I can vouch for CD-Rs dying over time. I bought my first burner back in 1998 (2x, SCSI, cartridge based clunker), so we're approaching almost eight years. Probably about half the CDs I've tried from that era have issues. The old dark blue Verbatim CD-Rs seem to have the best survival rate. The no-name cheapos are nearly completely unreadable, or at least have severe corruption. For the most part, I migrated everything I needed forward, but the failure rate is alarming.
Obviously high temperatures aggrivate the problem. Typically the burned CDs I keep in the car don't last more than six months during summer heat.
So far, my burned DVDs seem a bit more stable. That may just be because they're younger, or maybe the dyes are better, I don't know.

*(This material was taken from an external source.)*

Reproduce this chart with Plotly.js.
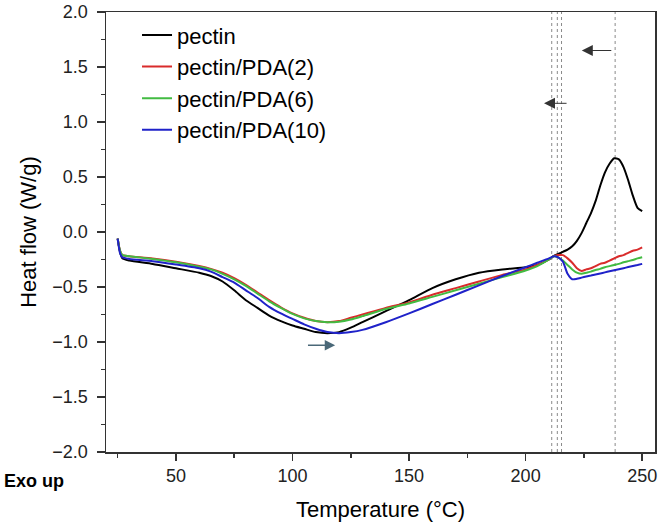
<!DOCTYPE html>
<html>
<head>
<meta charset="utf-8">
<script src="https://cdn.plot.ly/plotly-3.0.1.min.js"></script>
<style>
	body { margin: 0; padding: 0; background: #fff; }
	#chart { width: 658px; height: 525px; }
</style>
</head>
<body>
<div id="chart"></div>
<script>
// temperature grid (deg C)
var temps = [25, 26, 27, 30, 40, 50, 60, 65, 70, 75, 80, 85, 90, 95, 100, 105, 110, 115, 120, 125, 130, 140, 150, 160,
	170, 180, 190, 200, 205, 210, 212, 214, 216, 218, 220, 222, 224, 226, 228, 230, 232, 234, 236, 238,
	240, 242, 244, 246, 248, 250];

// heat flow (W/g)
var pectin = [-0.06, -0.18, -0.24, -0.26, -0.29, -0.33, -0.37, -0.40, -0.45, -0.53, -0.62, -0.69, -0.76, -0.81, -0.85, -0.88, -0.91, -0.92, -0.91, -0.87, -0.82, -0.72, -0.62, -0.51,
	-0.43, -0.37, -0.34, -0.32, -0.30, -0.25, -0.22, -0.20, -0.18, -0.16, -0.13, -0.08, -0.01, 0.08, 0.17, 0.28, 0.42, 0.54, 0.62, 0.67,
	0.66, 0.59, 0.47, 0.33, 0.22, 0.19];
var pda2 = [-0.06, -0.17, -0.21, -0.22, -0.24, -0.27, -0.31, -0.335, -0.37, -0.42, -0.48, -0.55, -0.62, -0.685, -0.74, -0.78, -0.81, -0.82, -0.81, -0.78, -0.75, -0.69, -0.64, -0.57,
	-0.51, -0.45, -0.39, -0.34, -0.30, -0.25, -0.22, -0.21, -0.21, -0.24, -0.28, -0.33, -0.355, -0.34, -0.33, -0.31, -0.29, -0.28, -0.26, -0.24,
	-0.22, -0.21, -0.19, -0.17, -0.16, -0.14];
var pda6 = [-0.06, -0.17, -0.21, -0.22, -0.245, -0.275, -0.315, -0.34, -0.38, -0.43, -0.49, -0.56, -0.63, -0.69, -0.745, -0.785, -0.81, -0.82, -0.815, -0.795, -0.765, -0.70, -0.65, -0.59,
	-0.53, -0.47, -0.41, -0.35, -0.31, -0.25, -0.22, -0.23, -0.26, -0.30, -0.34, -0.37, -0.38, -0.37, -0.36, -0.345, -0.335, -0.32, -0.31, -0.30,
	-0.29, -0.275, -0.265, -0.255, -0.24, -0.23];
var pda10 = [-0.06, -0.19, -0.23, -0.245, -0.265, -0.295, -0.33, -0.36, -0.41, -0.46, -0.53, -0.60, -0.68, -0.74, -0.79, -0.84, -0.88, -0.91, -0.92, -0.91, -0.89, -0.82, -0.74, -0.655,
	-0.57, -0.485, -0.40, -0.32, -0.28, -0.24, -0.22, -0.23, -0.27, -0.38, -0.43, -0.425, -0.415, -0.405, -0.396, -0.386, -0.377, -0.367, -0.357, -0.348,
	-0.338, -0.329, -0.319, -0.309, -0.30, -0.29];

var names = ["pectin", "pectin/PDA(2)", "pectin/PDA(6)", "pectin/PDA(10)"];
var colors = ["#000000", "#d92b2b", "#42bb42", "#1f22c9"];

// onset / peak temperatures marked with dotted lines
var markTemps = [211.2, 213.6, 215.4, 238.4];

var series = [pectin, pda2, pda6, pda10];
var data = [];
for (var i = 0; i < series.length; i++) {
	data.push({
		x: temps,
		y: series[i],
		mode: "lines",
		type: "scatter",
		name: names[i],
		line: {color: colors[i], width: 2, shape: "spline", smoothing: 0.6}
	});
}

var shapes = [];
for (var i = 0; i < markTemps.length; i++) {
	shapes.push({
		type: "line", xref: "x", yref: "paper",
		x0: markTemps[i], x1: markTemps[i], y0: 0, y1: 1,
		line: {color: "#8a8a8a", width: 1, dash: "dot"},
		layer: "below"
	});
}

var font = "Liberation Sans, Arial, sans-serif";

var annotations = [
	// arrows
	{x: 224.1, y: 1.65, ax: 237.4, ay: 1.65, xref: "x", yref: "y", axref: "x", ayref: "y",
		text: "", showarrow: true, arrowhead: 2, arrowsize: 2.2, arrowwidth: 1, arrowcolor: "#333"},
	{x: 207.9, y: 1.17, ax: 218.2, ay: 1.17, xref: "x", yref: "y", axref: "x", ayref: "y",
		text: "", showarrow: true, arrowhead: 2, arrowsize: 2.2, arrowwidth: 1, arrowcolor: "#333"},
	{x: 118.3, y: -1.03, ax: 106, ay: -1.03, xref: "x", yref: "y", axref: "x", ayref: "y",
		text: "", showarrow: true, arrowhead: 2, arrowsize: 1.3, arrowwidth: 1.6, arrowcolor: "#4a6878"},
	{x: -0.189, y: -0.066, xref: "paper", yref: "paper", xanchor: "left", yanchor: "middle",
		text: "<b>Exo up</b>", showarrow: false, font: {family: font, size: 18, color: "#000"}}
];

var layout = {
	width: 658,
	height: 525,
	margin: {l: 106, r: 3, t: 12, b: 73},
	paper_bgcolor: "#fff",
	plot_bgcolor: "#fff",
	font: {family: font, color: "#000"},
	showlegend: true,
	legend: {
		x: 0.0565, y: 0.995, xanchor: "left", yanchor: "top",
		bgcolor: "rgba(0,0,0,0)", font: {family: font, size: 22, color: "#000"}
	},
	xaxis: {
		range: [20, 255.5],
		dtick: 50,
		ticks: "outside", ticklen: 7, tickwidth: 1.5, tickcolor: "#333",
		minor: {dtick: 25, ticks: "outside", ticklen: 4, tickwidth: 1.5, tickcolor: "#333"},
		showline: true, linecolor: "#333", linewidth: 1.5, mirror: true,
		showgrid: false, zeroline: false,
		tickfont: {family: font, size: 18, color: "#222"},
		title: {text: "Temperature (°C)", font: {family: font, size: 22, color: "#000"}, standoff: 16}
	},
	yaxis: {
		range: [-2, 2],
		dtick: 0.5, tickformat: ".1f", ticksuffix: " ",
		ticks: "outside", ticklen: 8, tickwidth: 1.5, tickcolor: "#333",
		minor: {dtick: 0.25, ticks: "outside", ticklen: 4, tickwidth: 1.5, tickcolor: "#333"},
		showline: true, linecolor: "#333", linewidth: 1.5, mirror: true,
		showgrid: false, zeroline: false,
		tickfont: {family: font, size: 18, color: "#222"},
		ticklabeloverflow: "allow",
		title: {text: "Heat flow (W/g)", font: {family: font, size: 22, color: "#000"}, standoff: 9}
	},
	shapes: shapes,
	annotations: annotations
};

Plotly.newPlot("chart", data, layout, {displayModeBar: false, staticPlot: true});
</script>
</body>
</html>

If you need some really, really dry reading, NIST published this study on media stability about two years ago:
[www.itl.nist.gov]
It's interesting reading, in a geeky, technical kind of way, but it's not terribly helpful in selecting what you should use.
I haven't gone to archival media yet - I just use disks that aren't the really cheap, no-name media. My entire archive lives on a hard disk array, and the optical media is just a backup. Since I make a full backup every six months or so (yes, that's about 70 DVD-Rs now), I don't worry too much about any individual backup going bad in that short of time. The full backup is only a secondary backup anyway. It's only there if I can't restore off the weekly backup to an external hard disk. It has happened - I had a disk that was silently corrupting data one time, and I wound up going back to the full DVD-R backup about a month prior, which were free of corruption. Fortunately, everything from the time in between was still on my laptop.